Dr. King recognized the mounting disillusionment of his fellow activists and the danger that it represented to the movement itself. In 1967, he wrote:

The minute hopes were blasted, the minute people realized that in spite of all these gains their conditions were still terrible, then violence became a part of the terminology of the movement in some segments. It is in this context that we must see what is happening now.

Despite these challenges Dr. King’s final speech, delivered in Memphis, Tennessee in support of a sanitation workers strike, refused to cede ground on the issue of non-violence. In that speech King called for Americans to develop a “kind of dangerous unselfishness” that put the good of the collective above individuals concerns.

President Obama similarly understands the political and electoral consequences inherent in the disillusionment his base is suffering because, despite the hope-filled election of 2008, the country still faces economic and international challenges that seem insurmountable.
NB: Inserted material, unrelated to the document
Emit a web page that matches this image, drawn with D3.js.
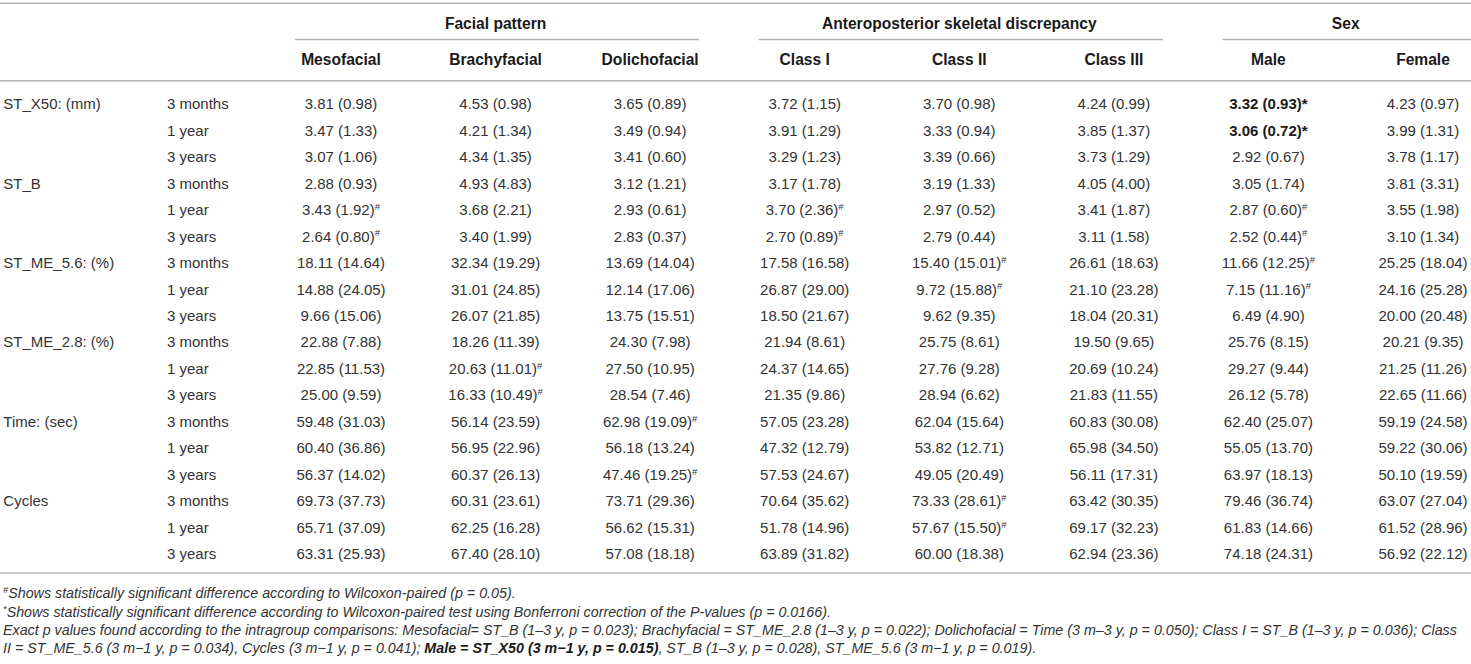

But when faced with the attempted assassination of a Democratic
congresswoman and the collateral death of a half-dozen innocent bystanders, President Obama called the nation to unify and to proceed with greater civility and mutual understanding.

Leaders do not always win, but leaders always call us to believe that we are capable of making something better than what we currently believe is possible. For this ability both Dr. Martin Luther King, Jr. and President Barack Obama are distinguished as the best among the best.